- PROBLEM REQUIREMENTS
Pull out from the material below all lines with "this".

- SUPPLIED DATA

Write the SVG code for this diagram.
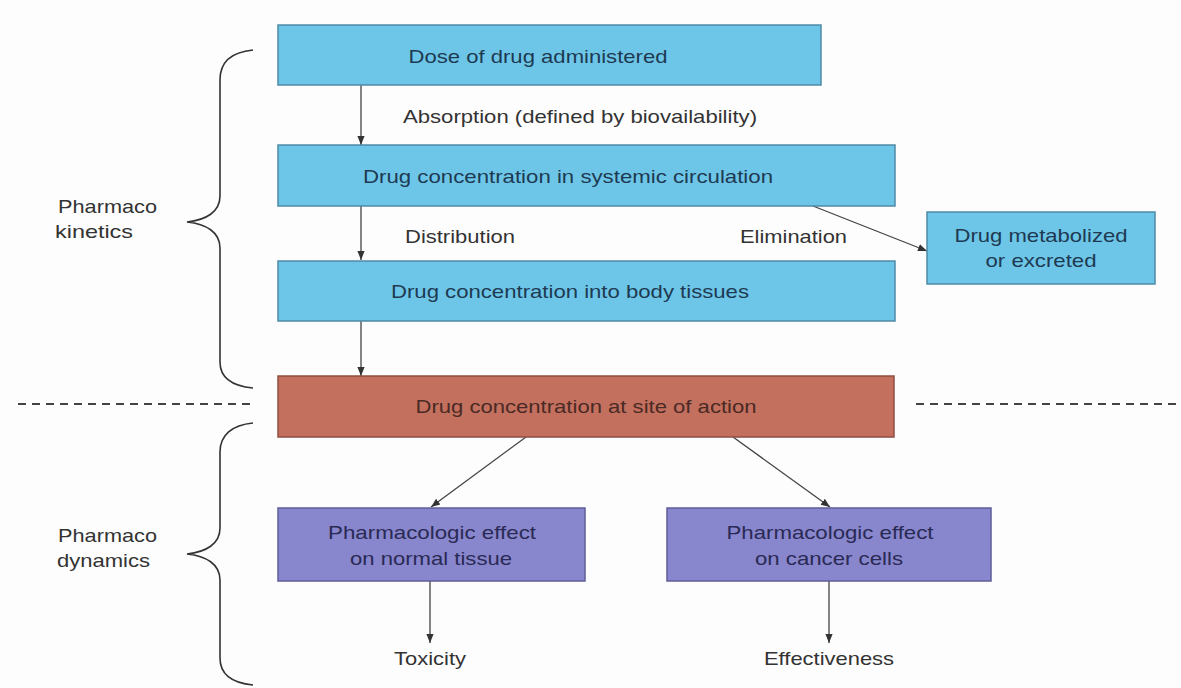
<svg xmlns="http://www.w3.org/2000/svg" width="1181" height="688" viewBox="0 0 1181 688">
<defs>
<style>
.t{font-family:"Liberation Sans",Arial,sans-serif;font-size:19px;fill:#333333}
.bt{font-family:"Liberation Sans",Arial,sans-serif;font-size:19px;fill:#1e3a52;text-anchor:middle}
.blue{fill:#6dc6e8;stroke:#4f8aa6;stroke-width:1.5}
.red{fill:#c4705f;stroke:#8e4d42;stroke-width:1.5}
.pur{fill:#8886cc;stroke:#5f5e98;stroke-width:1.5}
.con{stroke:#444;stroke-width:1.3;fill:none;marker-end:url(#ah)}
.brace{stroke:#333;stroke-width:1.6;fill:none}
.dash{stroke:#444;stroke-width:2;stroke-dasharray:8 6}
</style>
<marker id="ah" viewBox="0 0 10 10" refX="10" refY="5" markerWidth="9" markerHeight="9" markerUnits="userSpaceOnUse" orient="auto">
<path d="M0,1 L10,5 L0,9 z" fill="#333"/>
</marker>
</defs>
<rect width="1181" height="688" fill="#fdfdfd"/>

<g id="labels">
<path class="brace" d="M253,50 C232,52 220,62 220,80 L220,196 C220,212 206,220 187,222 C206,224 220,232 220,248 L220,362 C220,378 232,386 253,388"/>
<path class="brace" d="M253,423 C232,425 220,435 220,452 L220,528 C220,544 206,552 187,554 C206,556 220,564 220,580 L220,658 C220,674 232,683 253,685"/>
<text class="t" x="58" y="213" textLength="99" lengthAdjust="spacingAndGlyphs">Pharmaco</text>
<text class="t" x="55" y="238" textLength="78" lengthAdjust="spacingAndGlyphs">kinetics</text>
<text class="t" x="58" y="542" textLength="99" lengthAdjust="spacingAndGlyphs">Pharmaco</text>
<text class="t" x="57" y="567" textLength="93" lengthAdjust="spacingAndGlyphs">dynamics</text>
<line class="dash" x1="18" y1="404" x2="256" y2="404"/>
<line class="dash" x1="916" y1="404" x2="1181" y2="404"/>
</g>

<g id="connectors">
<line class="con" x1="361" y1="85" x2="361" y2="145"/>
<line class="con" x1="361" y1="206" x2="361" y2="260"/>
<line class="con" x1="813" y1="206" x2="927" y2="251"/>
<line class="con" x1="361" y1="321" x2="361" y2="376"/>
<line class="con" x1="526" y1="437" x2="431" y2="507"/>
<line class="con" x1="733" y1="437" x2="830" y2="507"/>
<line class="con" x1="430" y1="581" x2="430" y2="643"/>
<line class="con" x1="829" y1="581" x2="829" y2="643"/>
<text class="t" x="403" y="123" textLength="354" lengthAdjust="spacingAndGlyphs">Absorption (defined by biovailability)</text>
<text class="t" x="405" y="243" textLength="110" lengthAdjust="spacingAndGlyphs">Distribution</text>
<text class="t" x="740" y="243" textLength="107" lengthAdjust="spacingAndGlyphs">Elimination</text>
</g>

<g id="dose">
<rect class="blue" x="278" y="25" width="543" height="60"/>
<text class="bt" x="538" y="63" textLength="259" lengthAdjust="spacingAndGlyphs">Dose of drug administered</text>
</g>
<g id="systemic">
<rect class="blue" x="278" y="145" width="617" height="61"/>
<text class="bt" x="568" y="183" textLength="410" lengthAdjust="spacingAndGlyphs">Drug concentration in systemic circulation</text>
</g>
<g id="metabolized">
<rect class="blue" x="927" y="212" width="228" height="72"/>
<text class="bt" x="1041" y="242" textLength="173" lengthAdjust="spacingAndGlyphs">Drug metabolized</text>
<text class="bt" x="1041" y="267" textLength="111" lengthAdjust="spacingAndGlyphs">or excreted</text>
</g>
<g id="tissues">
<rect class="blue" x="278" y="261" width="617" height="60"/>
<text class="bt" x="570" y="298" textLength="358" lengthAdjust="spacingAndGlyphs">Drug concentration into body tissues</text>
</g>
<g id="site">
<rect class="red" x="278" y="376" width="616" height="61"/>
<text class="bt" x="586" y="413" style="fill:#4a2a24" textLength="341" lengthAdjust="spacingAndGlyphs">Drug concentration at site of action</text>
</g>
<g id="normal">
<rect class="pur" x="278" y="508" width="307" height="73"/>
<text class="bt" x="432" y="539" style="fill:#2a2a55" textLength="208" lengthAdjust="spacingAndGlyphs">Pharmacologic effect</text>
<text class="bt" x="431" y="565" style="fill:#2a2a55" textLength="162" lengthAdjust="spacingAndGlyphs">on normal tissue</text>
</g>
<g id="cancer">
<rect class="pur" x="667" y="508" width="324" height="73"/>
<text class="bt" x="830" y="539" style="fill:#2a2a55" textLength="207" lengthAdjust="spacingAndGlyphs">Pharmacologic effect</text>
<text class="bt" x="829" y="565" style="fill:#2a2a55" textLength="148" lengthAdjust="spacingAndGlyphs">on cancer cells</text>
</g>
<g id="toxicity">
<text class="t" x="430" y="665" text-anchor="middle" textLength="72" lengthAdjust="spacingAndGlyphs">Toxicity</text>
</g>
<g id="effectiveness">
<text class="t" x="829" y="665" text-anchor="middle" textLength="130" lengthAdjust="spacingAndGlyphs">Effectiveness</text>
</g>
</svg>
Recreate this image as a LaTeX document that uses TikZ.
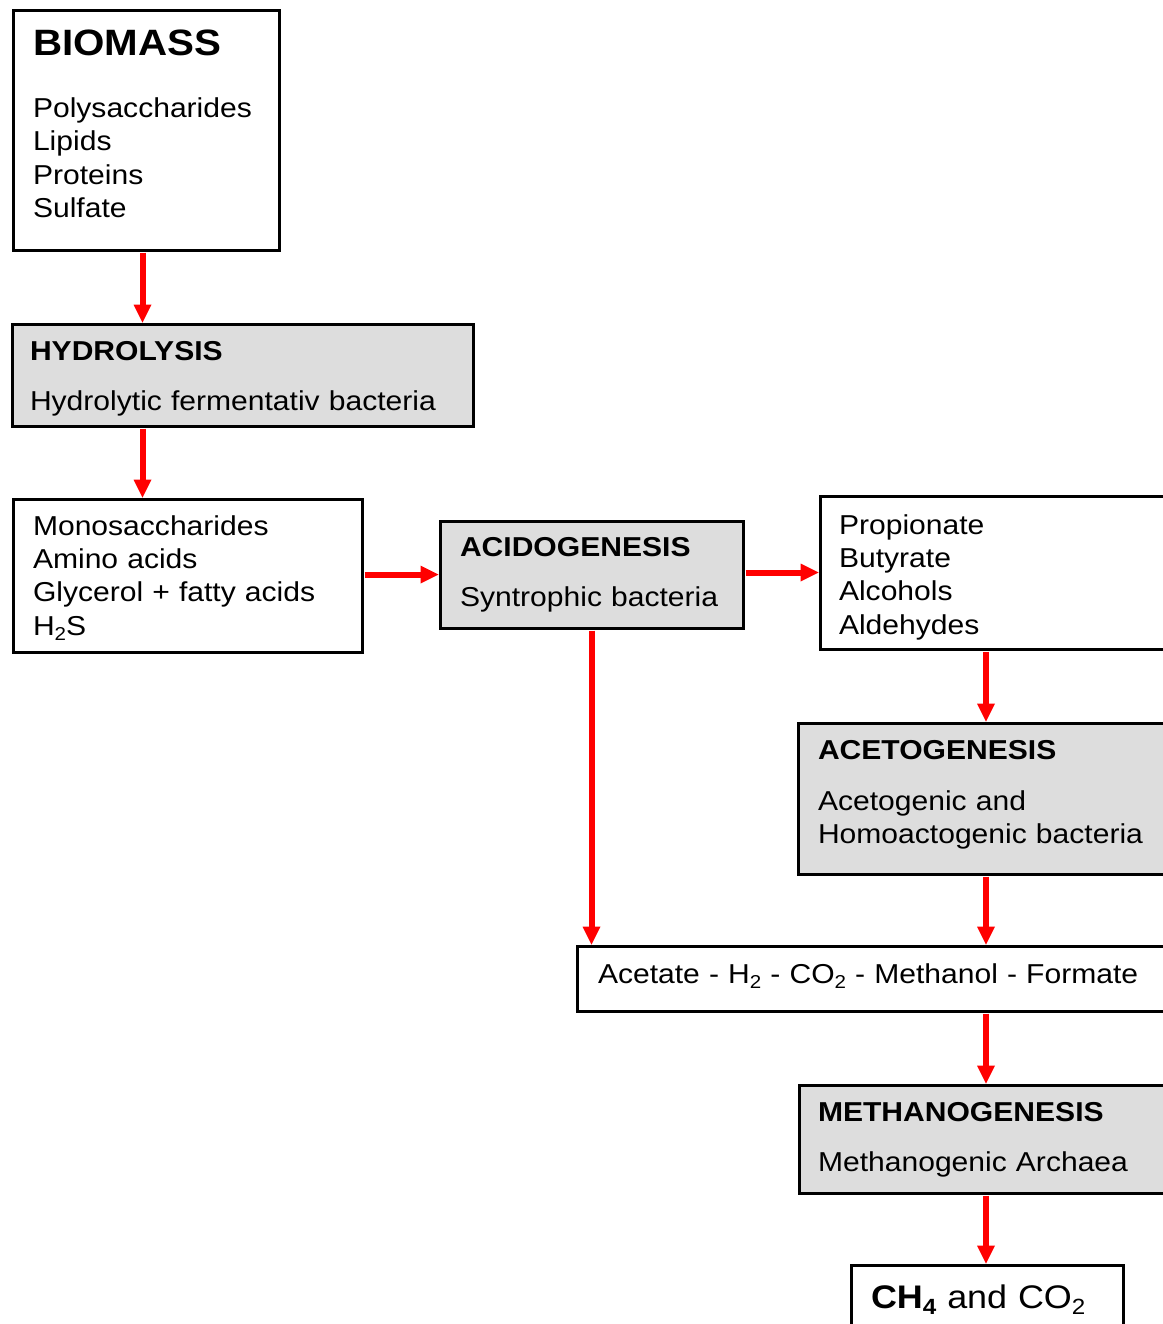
\documentclass[tikz,border=0pt]{standalone}
\usepackage{fontspec}
\setmainfont{Liberation Sans}[FakeStretch=1.1]
\usetikzlibrary{arrows.meta}
\definecolor{boxgray}{RGB}{221,221,221}
\newcommand\regf{\fontsize{20.5}{25}\selectfont}
\newcommand\subs[2][14]{\raisebox{-0.2em}{\fontsize{#1}{#1}\selectfont #2}}
\newcommand\tstr[1]{\rule{0pt}{#1}}
\newcommand\bstr[1]{\rule[-#1]{0pt}{#1}}
\begin{document}
\begin{tikzpicture}[x=0.75pt,y=-0.75pt,
  box/.style={draw=black, line width=2.25pt, anchor=north west, inner ysep=0pt, outer sep=0pt, align=left, font=\regf},
  graybox/.style={box, fill=boxgray},
  arr/.style={draw=red, line width=4.5pt, -{Triangle[length=13.5pt,width=13.5pt,line width=0pt]}, shorten >=1.1pt, shorten <=2pt}]
\useasboundingbox (0,0) rectangle (1163,1324);
\clip (0,0) rectangle (1163,1324);

\node[box, inner xsep=15pt, text width=169.5pt] (bio) at (13,10)
  {\tstr{33.75pt}{\fontsize{27.5}{30}\selectfont\bfseries BIOMASS}\\[21.75pt]Polysaccharides\\Lipids\\Proteins\\Sulfate\bstr{24.5pt}};
\node[graybox, inner xsep=13.5pt, text width=318.75pt] (hyd) at (12,324)
  {\tstr{27.5pt}\textbf{HYDROLYSIS}\\[12pt]Hydrolytic~fermentativ~bacteria\bstr{12pt}};
\node[box, inner xsep=15pt, text width=231.75pt] (mono) at (13,499)
  {\tstr{27pt}Monosaccharides\\Amino~acids\\Glycerol~+~fatty~acids\\H\subs{2}S\bstr{12.75pt}};
\node[graybox, inner xsep=15pt, text width=197.25pt] (acido) at (440,521)
  {\tstr{26.8pt}\textbf{ACIDOGENESIS}\\[12.5pt]Syntrophic~bacteria\bstr{16pt}};
\node[box, inner xsep=14.25pt, text width=256.5pt] (prop) at (820,496)
  {\tstr{28.5pt}Propionate\\Butyrate\\Alcohols\\Aldehydes\bstr{11.25pt}};
\node[graybox, inner xsep=15pt, text width=271.5pt] (aceto) at (798,723)
  {\tstr{27pt}\textbf{ACETOGENESIS}\\[13.25pt]Acetogenic~and\\Homoactogenic~bacteria\bstr{23pt}};
\node[box, inner xsep=15.75pt, text width=435.75pt] (acet) at (577,946)
  {\tstr{27.75pt}Acetate~-~H\subs{2}~-~CO\subs{2}~-~Methanol~-~Formate\bstr{21pt}};
\node[graybox, inner xsep=14.25pt, text width=272.25pt] (meth) at (799,1085)
  {\tstr{27pt}\textbf{METHANOGENESIS}\\[12.5pt]Methanogenic~Archaea\bstr{16.5pt}};
\node[box, inner xsep=15pt, text width=174pt, font=\fontsize{24.5}{28}\selectfont] (ch4) at (851,1265)
  {\tstr{32.25pt}\textbf{CH\subs[16.5]{4}}~and~CO\subs[16.5]{2}\bstr{24pt}};

\coordinate (cl) at (142.5,0);
\coordinate (cr) at (986,0);
\draw[arr] (bio.south -| cl) -- (hyd.north -| cl);
\draw[arr] (hyd.south -| cl) -- (mono.north -| cl);
\draw[arr] (mono.east |- acido.west) -- (acido.west);
\draw[arr] (acido.east |- prop.west) -- (prop.west);
\draw[arr] (acido.south) -- (acido.south |- acet.north);
\draw[arr] (prop.south -| cr) -- (aceto.north -| cr);
\draw[arr] (aceto.south -| cr) -- (acet.north -| cr);
\draw[arr] (acet.south -| cr) -- (meth.north -| cr);
\draw[arr] (meth.south -| cr) -- (ch4.north -| cr);
\end{tikzpicture}
\end{document}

- ANSWER BELOW
Write the SVG code for this diagram.
Recreate this image as a LaTeX document that uses TikZ.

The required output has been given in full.